● **PROVIDED MATERIAL**
>> Begin

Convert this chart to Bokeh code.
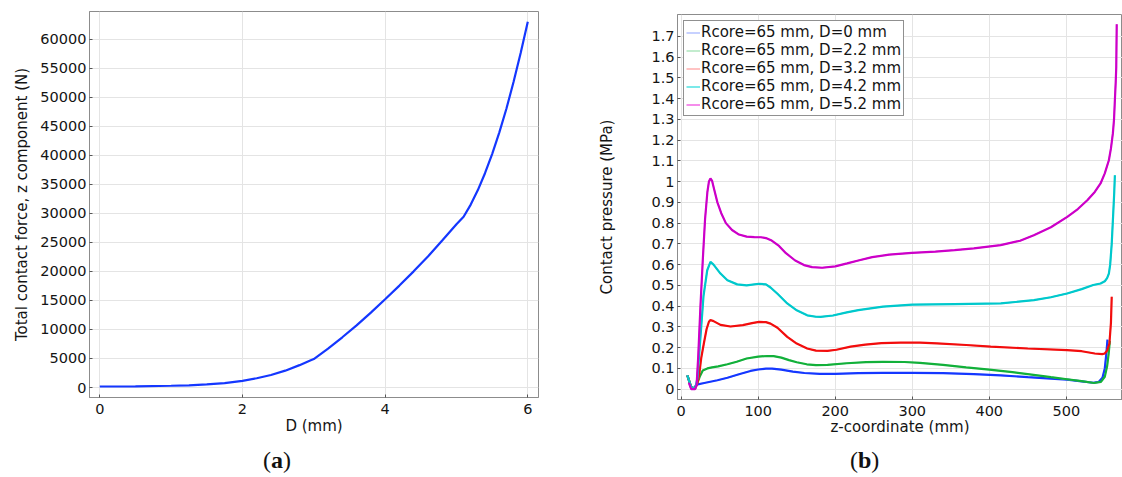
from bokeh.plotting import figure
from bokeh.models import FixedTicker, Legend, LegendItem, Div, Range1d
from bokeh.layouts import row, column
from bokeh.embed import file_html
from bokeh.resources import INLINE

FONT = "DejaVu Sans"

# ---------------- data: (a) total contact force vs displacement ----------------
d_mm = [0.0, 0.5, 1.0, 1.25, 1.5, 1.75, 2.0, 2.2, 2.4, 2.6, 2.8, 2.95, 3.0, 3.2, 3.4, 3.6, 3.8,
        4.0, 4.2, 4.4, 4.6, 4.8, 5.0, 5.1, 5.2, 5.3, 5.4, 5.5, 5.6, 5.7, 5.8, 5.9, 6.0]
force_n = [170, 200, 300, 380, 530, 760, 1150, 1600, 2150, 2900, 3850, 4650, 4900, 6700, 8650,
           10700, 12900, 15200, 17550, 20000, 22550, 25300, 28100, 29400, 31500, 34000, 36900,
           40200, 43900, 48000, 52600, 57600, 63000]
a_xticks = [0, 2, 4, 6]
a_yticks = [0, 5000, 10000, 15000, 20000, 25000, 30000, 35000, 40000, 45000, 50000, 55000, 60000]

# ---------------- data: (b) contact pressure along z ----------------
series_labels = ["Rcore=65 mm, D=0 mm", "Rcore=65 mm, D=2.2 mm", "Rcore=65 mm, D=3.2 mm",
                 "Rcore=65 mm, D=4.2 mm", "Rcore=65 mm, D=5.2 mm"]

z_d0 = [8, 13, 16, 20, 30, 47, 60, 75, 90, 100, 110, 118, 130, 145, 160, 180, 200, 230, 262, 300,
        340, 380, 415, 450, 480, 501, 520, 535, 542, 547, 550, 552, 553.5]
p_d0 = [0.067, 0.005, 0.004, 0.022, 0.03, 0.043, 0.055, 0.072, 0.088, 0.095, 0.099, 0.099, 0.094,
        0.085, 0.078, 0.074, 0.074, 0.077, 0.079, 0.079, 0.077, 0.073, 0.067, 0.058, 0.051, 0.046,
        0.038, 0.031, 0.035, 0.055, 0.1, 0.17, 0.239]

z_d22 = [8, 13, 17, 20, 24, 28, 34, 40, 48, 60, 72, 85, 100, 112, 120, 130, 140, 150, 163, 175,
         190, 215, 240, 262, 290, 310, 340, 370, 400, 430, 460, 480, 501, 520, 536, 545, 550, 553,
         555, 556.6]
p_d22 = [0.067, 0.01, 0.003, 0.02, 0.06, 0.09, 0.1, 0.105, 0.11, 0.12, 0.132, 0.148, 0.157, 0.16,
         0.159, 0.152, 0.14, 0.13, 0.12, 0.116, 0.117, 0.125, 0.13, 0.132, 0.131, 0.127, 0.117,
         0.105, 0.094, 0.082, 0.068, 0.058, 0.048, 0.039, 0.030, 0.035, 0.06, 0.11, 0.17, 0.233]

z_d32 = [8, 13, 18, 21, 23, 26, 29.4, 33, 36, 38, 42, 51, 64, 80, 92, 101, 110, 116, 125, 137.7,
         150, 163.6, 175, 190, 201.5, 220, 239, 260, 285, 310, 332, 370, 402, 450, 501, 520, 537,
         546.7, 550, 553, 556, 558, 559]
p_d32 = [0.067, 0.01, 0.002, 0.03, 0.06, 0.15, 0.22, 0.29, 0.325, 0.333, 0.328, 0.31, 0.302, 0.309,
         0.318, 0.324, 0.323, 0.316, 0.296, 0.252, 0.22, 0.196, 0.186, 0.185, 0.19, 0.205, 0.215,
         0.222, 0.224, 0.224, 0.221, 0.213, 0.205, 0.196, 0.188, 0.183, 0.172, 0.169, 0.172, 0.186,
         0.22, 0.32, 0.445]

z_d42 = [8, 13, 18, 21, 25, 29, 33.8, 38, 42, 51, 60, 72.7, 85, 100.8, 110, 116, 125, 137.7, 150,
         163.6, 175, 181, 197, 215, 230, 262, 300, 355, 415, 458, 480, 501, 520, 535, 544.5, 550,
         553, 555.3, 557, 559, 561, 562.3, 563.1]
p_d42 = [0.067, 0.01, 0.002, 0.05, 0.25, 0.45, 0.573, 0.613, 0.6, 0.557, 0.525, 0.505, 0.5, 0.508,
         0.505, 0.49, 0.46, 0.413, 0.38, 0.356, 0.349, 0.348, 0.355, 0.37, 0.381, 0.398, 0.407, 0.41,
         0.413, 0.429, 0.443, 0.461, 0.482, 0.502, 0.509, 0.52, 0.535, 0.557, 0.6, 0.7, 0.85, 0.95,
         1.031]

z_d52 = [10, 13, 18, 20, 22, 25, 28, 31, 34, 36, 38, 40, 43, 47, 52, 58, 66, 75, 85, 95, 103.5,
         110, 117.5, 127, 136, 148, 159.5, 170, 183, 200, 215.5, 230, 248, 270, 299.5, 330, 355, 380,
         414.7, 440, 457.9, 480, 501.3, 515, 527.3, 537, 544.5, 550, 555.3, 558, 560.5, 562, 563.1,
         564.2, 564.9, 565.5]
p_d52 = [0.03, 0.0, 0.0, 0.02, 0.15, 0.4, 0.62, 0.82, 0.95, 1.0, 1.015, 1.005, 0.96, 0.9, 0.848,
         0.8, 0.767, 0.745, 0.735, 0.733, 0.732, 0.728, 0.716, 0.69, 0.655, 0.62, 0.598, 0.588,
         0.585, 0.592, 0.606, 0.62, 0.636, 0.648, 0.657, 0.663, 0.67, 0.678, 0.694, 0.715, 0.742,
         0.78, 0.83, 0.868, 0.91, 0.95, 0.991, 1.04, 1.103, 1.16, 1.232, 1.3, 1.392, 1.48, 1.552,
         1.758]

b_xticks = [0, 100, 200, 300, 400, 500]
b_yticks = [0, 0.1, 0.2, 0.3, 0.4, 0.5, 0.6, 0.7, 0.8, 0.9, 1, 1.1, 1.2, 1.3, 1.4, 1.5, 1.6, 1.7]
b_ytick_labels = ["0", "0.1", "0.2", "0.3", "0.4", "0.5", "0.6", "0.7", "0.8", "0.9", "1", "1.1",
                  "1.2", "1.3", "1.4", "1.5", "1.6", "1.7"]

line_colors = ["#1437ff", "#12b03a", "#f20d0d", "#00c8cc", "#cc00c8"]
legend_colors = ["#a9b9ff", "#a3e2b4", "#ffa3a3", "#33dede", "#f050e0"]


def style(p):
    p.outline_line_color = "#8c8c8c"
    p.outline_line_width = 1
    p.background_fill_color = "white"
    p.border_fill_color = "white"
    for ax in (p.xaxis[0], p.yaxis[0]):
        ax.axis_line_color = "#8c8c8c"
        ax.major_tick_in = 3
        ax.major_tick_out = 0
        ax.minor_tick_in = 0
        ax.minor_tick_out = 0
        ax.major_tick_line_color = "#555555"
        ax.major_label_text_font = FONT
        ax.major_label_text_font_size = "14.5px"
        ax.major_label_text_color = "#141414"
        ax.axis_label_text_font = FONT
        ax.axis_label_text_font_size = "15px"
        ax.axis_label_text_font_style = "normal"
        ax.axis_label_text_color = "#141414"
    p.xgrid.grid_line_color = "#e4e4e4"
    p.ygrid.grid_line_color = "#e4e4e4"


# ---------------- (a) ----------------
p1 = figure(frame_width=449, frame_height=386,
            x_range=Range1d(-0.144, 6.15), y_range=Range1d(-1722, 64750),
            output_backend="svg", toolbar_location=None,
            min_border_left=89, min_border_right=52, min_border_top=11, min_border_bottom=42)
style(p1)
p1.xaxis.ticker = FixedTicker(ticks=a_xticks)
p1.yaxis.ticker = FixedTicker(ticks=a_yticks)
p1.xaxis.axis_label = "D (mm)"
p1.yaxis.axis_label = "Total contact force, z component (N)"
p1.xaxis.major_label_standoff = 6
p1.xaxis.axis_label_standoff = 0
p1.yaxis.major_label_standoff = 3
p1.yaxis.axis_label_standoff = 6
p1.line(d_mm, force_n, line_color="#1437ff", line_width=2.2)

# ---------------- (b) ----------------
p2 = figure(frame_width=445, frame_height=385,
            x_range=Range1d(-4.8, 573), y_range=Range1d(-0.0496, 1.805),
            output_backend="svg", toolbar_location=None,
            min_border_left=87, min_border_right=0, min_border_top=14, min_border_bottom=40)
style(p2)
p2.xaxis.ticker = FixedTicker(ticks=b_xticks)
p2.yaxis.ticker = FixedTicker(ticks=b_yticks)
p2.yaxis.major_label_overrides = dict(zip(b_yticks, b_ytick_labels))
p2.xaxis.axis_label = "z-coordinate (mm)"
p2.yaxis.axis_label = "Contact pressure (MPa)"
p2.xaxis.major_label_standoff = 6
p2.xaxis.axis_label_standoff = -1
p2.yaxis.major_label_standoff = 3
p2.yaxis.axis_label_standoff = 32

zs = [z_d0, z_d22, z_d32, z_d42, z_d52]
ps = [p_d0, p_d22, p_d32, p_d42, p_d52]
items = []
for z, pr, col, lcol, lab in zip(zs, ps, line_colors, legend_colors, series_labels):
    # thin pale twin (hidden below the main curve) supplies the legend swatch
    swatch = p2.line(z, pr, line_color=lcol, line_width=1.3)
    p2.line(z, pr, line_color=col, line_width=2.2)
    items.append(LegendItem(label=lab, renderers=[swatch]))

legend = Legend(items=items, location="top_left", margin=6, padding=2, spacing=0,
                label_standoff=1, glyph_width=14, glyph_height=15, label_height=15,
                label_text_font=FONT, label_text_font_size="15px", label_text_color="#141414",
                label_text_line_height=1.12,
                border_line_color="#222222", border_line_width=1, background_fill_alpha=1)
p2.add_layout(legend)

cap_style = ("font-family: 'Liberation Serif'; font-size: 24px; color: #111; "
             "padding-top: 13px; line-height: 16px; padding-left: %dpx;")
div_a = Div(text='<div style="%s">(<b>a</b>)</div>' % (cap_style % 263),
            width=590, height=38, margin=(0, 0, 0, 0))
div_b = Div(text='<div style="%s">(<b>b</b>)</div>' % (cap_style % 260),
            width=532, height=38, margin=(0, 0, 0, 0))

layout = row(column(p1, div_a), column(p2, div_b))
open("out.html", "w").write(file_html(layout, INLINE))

>> End

● **WHAT IS EXPECTED**
Pictures stay out. Repeat only the lines from the beginning of the data through the line that has "0.11, 0.17, 0.233]".

● **ANSWER TO THE EXERCISE**
Convert this chart to Bokeh code.
from bokeh.plotting import figure
from bokeh.models import FixedTicker, Legend, LegendItem, Div, Range1d
from bokeh.layouts import row, column
from bokeh.embed import file_html
from bokeh.resources import INLINE

FONT = "DejaVu Sans"

# ---------------- data: (a) total contact force vs displacement ----------------
d_mm = [0.0, 0.5, 1.0, 1.25, 1.5, 1.75, 2.0, 2.2, 2.4, 2.6, 2.8, 2.95, 3.0, 3.2, 3.4, 3.6, 3.8,
        4.0, 4.2, 4.4, 4.6, 4.8, 5.0, 5.1, 5.2, 5.3, 5.4, 5.5, 5.6, 5.7, 5.8, 5.9, 6.0]
force_n = [170, 200, 300, 380, 530, 760, 1150, 1600, 2150, 2900, 3850, 4650, 4900, 6700, 8650,
           10700, 12900, 15200, 17550, 20000, 22550, 25300, 28100, 29400, 31500, 34000, 36900,
           40200, 43900, 48000, 52600, 57600, 63000]
a_xticks = [0, 2, 4, 6]
a_yticks = [0, 5000, 10000, 15000, 20000, 25000, 30000, 35000, 40000, 45000, 50000, 55000, 60000]

# ---------------- data: (b) contact pressure along z ----------------
series_labels = ["Rcore=65 mm, D=0 mm", "Rcore=65 mm, D=2.2 mm", "Rcore=65 mm, D=3.2 mm",
                 "Rcore=65 mm, D=4.2 mm", "Rcore=65 mm, D=5.2 mm"]

z_d0 = [8, 13, 16, 20, 30, 47, 60, 75, 90, 100, 110, 118, 130, 145, 160, 180, 200, 230, 262, 300,
        340, 380, 415, 450, 480, 501, 520, 535, 542, 547, 550, 552, 553.5]
p_d0 = [0.067, 0.005, 0.004, 0.022, 0.03, 0.043, 0.055, 0.072, 0.088, 0.095, 0.099, 0.099, 0.094,
        0.085, 0.078, 0.074, 0.074, 0.077, 0.079, 0.079, 0.077, 0.073, 0.067, 0.058, 0.051, 0.046,
        0.038, 0.031, 0.035, 0.055, 0.1, 0.17, 0.239]

z_d22 = [8, 13, 17, 20, 24, 28, 34, 40, 48, 60, 72, 85, 100, 112, 120, 130, 140, 150, 163, 175,
         190, 215, 240, 262, 290, 310, 340, 370, 400, 430, 460, 480, 501, 520, 536, 545, 550, 553,
         555, 556.6]
p_d22 = [0.067, 0.01, 0.003, 0.02, 0.06, 0.09, 0.1, 0.105, 0.11, 0.12, 0.132, 0.148, 0.157, 0.16,
         0.159, 0.152, 0.14, 0.13, 0.12, 0.116, 0.117, 0.125, 0.13, 0.132, 0.131, 0.127, 0.117,
         0.105, 0.094, 0.082, 0.068, 0.058, 0.048, 0.039, 0.030, 0.035, 0.06, 0.11, 0.17, 0.233]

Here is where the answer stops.